Tuesday, 13 March 2012

Is it really any of

our business?
The media here in Australia is currently making a seven course meal out of the affairs of the Rinehart family. They happen to be extremely wealthy. There is a family trust and... well you can guess the rest. Apart from having some sympathy for Mama Rinehart who has worked hard and supported her children in the lifestyle to which we all believe we would like to become accustomed I am not interested. I should not be interested. It is none of my business.
I was once involved in a similarly messy situation. It was not by choice. I was asked to be present at an old fashioned "reading of a will". I was not, I hasten to add, a beneficiary.
The will contained some surprises, some big surprises. "Papa" was wealthy. His children clearly had big "expectations" - well, all but one of them. The older three had inherited money from their maternal grandfather's estate.
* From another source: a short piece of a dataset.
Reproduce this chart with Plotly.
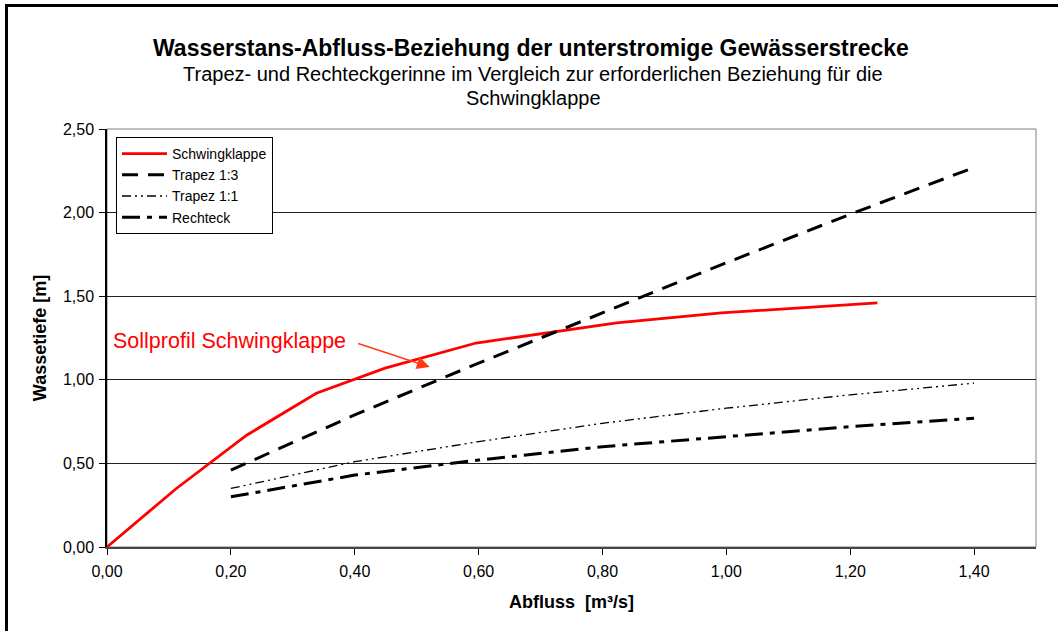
import plotly.graph_objects as go

# Abfluss [m³/s] und Wassertiefe [m]
schwing_q = [0.0, 0.112, 0.226, 0.338, 0.449, 0.596, 0.823, 0.992, 1.244]
schwing_h = [0.0, 0.35, 0.67, 0.92, 1.07, 1.22, 1.34, 1.40, 1.46]

profil_q = [0.2, 0.4, 0.6, 0.8, 1.0, 1.2, 1.4]
trapez13_h = [0.46, 0.79, 1.10, 1.40, 1.70, 1.99, 2.27]
trapez11_h = [0.35, 0.51, 0.63, 0.74, 0.83, 0.91, 0.98]
rechteck_h = [0.30, 0.43, 0.52, 0.60, 0.66, 0.72, 0.77]

x_ticks = [0.0, 0.2, 0.4, 0.6, 0.8, 1.0, 1.2, 1.4]
y_ticks = [0.0, 0.5, 1.0, 1.5, 2.0, 2.5]

W, H = 1058, 631
L, R, T, B = 107, 22, 129, 84
PW, PH = W - L - R, H - T - B


def px(x):
    return (x - L) / PW


def py(y):
    return (H - B - y) / PH


FONT = "Arial, 'Liberation Sans', sans-serif"

fig = go.Figure()
fig.add_trace(go.Scatter(x=schwing_q, y=schwing_h, mode="lines", name="Schwingklappe",
                         line=dict(color="#FF0000", width=2.8)))
fig.add_trace(go.Scatter(x=profil_q, y=trapez13_h, mode="lines", name="Trapez 1:3",
                         line=dict(color="black", width=3, dash="16px,10px")))
fig.add_trace(go.Scatter(x=profil_q, y=trapez11_h, mode="lines", name="Trapez 1:1",
                         line=dict(color="black", width=1.3, dash="9px,4px,2px,4px,2px,4px")))
fig.add_trace(go.Scatter(x=profil_q, y=rechteck_h, mode="lines", name="Rechteck",
                         line=dict(color="black", width=3, dash="18px,7px,5px,7px")))

# Diagrammrahmen (links und oben sichtbar) und Rand der Zeichenfläche
fig.add_shape(type="rect", xref="paper", yref="paper",
              x0=px(6.5), x1=px(W + 20), y0=py(H + 20), y1=py(5.5),
              line=dict(color="black", width=3), layer="below")
fig.add_shape(type="rect", xref="paper", yref="paper", x0=0, x1=1, y0=0, y1=1,
              line=dict(color="#808080", width=1), layer="below")

annotations = [
    dict(text="<b>Wasserstans-Abfluss-Beziehung der unterstromige Gewässerstrecke</b>",
         x=px(531), y=py(48), font=dict(size=23, color="black")),
    dict(text="Trapez- und Rechteckgerinne im Vergleich zur erforderlichen Beziehung für die",
         x=px(533), y=py(74), font=dict(size=20, color="black")),
    dict(text="Schwingklappe", x=px(533), y=py(98), font=dict(size=20, color="black")),
    dict(text="Sollprofil Schwingklappe", x=px(229), y=py(341),
         font=dict(size=21.5, color="#FF0000")),
]
for a in annotations:
    a.update(xref="paper", yref="paper", showarrow=False, xanchor="center", yanchor="middle")
    fig.add_annotation(**a)

# Pfeil zur Sollkurve
fig.add_annotation(x=0.521, y=1.077, xref="x", yref="y", ax=-73, ay=-24,
                   axref="pixel", ayref="pixel", text="", showarrow=True,
                   arrowhead=2, arrowsize=1.6, arrowwidth=1.6, arrowcolor="#FF3B12",
                   standoff=0)

fig.update_layout(
    width=W, height=H,
    margin=dict(l=L, r=R, t=T, b=B, pad=0),
    paper_bgcolor="white", plot_bgcolor="white",
    font=dict(family=FONT, color="black"),
    separators=",.",
    showlegend=True,
    legend=dict(x=px(116), y=py(137), xanchor="left", yanchor="top",
                bgcolor="white", bordercolor="black", borderwidth=1,
                font=dict(size=14, family=FONT), tracegroupgap=0,
                itemwidth=45),
    xaxis=dict(range=[0, 1.5], tickvals=x_ticks, tickformat=".2f",
               showgrid=False, zeroline=False, showline=True, linecolor="#444",
               linewidth=1.5, ticks="outside", ticklen=6, tickcolor="black",
               ticklabelstandoff=3,
               tickfont=dict(size=16), title=dict(text="<b>Abfluss  [m³/s]</b>",
                                                  font=dict(size=18), standoff=16)),
    yaxis=dict(range=[0, 2.5], tickvals=y_ticks, tickformat=".2f",
               showgrid=True, gridcolor="#222", gridwidth=1, zeroline=False,
               showline=True, linecolor="black", linewidth=1.5, ticks="outside",
               ticklen=6, tickcolor="black", tickfont=dict(size=16),
               ticklabelstandoff=2,
               title=dict(text="<b>Wassetiefe [m]</b>", font=dict(size=18), standoff=12)),
)

fig.write_html("out.html")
They were - or should have been - at very least "comfortable". They always wanted more.
The youngest, born after the death of her maternal grandfather, had not shared in that inheritance. "Mama" had died some years before and her will had also been written in favour of the three eldest. She had never changed it. It is likely that she had never had any intention of changing it.
"Papa" had also handed out money to the three eldest from time to time. The money was supposed to be in form of "loans" but only the third child had made any attempt to pay any back.
The youngest child was the only one of the four who had done well at school. She went to university on scholarship. She had a job and, although she remained at home, she paid board and assisted her father in entertaining after her mother's death. People assumed that the youngest would at least benefit from her father's estate. She herself told me she had no such expectations. Her father had made it clear that he did not intend to make the same mistakes as he had before. She could earn her own living.
An organisation I was involved in received a handsome donation. It came with conditions they were happy to meet and I accepted it on their behalf. There were other similar bequests.  The older three children were not happy about this. They were most certainly not happy about the provisions their father had made for them or their children. They expected far more.
The youngest did not appear to get any of those things. There was a much smaller bequest to her.
The older three fought the provisions. They made life extremely difficult for their younger sibling. If she joined the action it was going to be much easier to fight the provisions. She refused to cooperate with them.
She told me, "My father asked me whether I wanted his money or my self-respect. I chose self-respect."
It was an attitude which got her everywhere. She married the son of the other Director and she now has a seat on the board.

1 comment:

Nicole MacDonald said...

Ooo I like that story :) Good on her, in the long run self-respect is all that really lasts.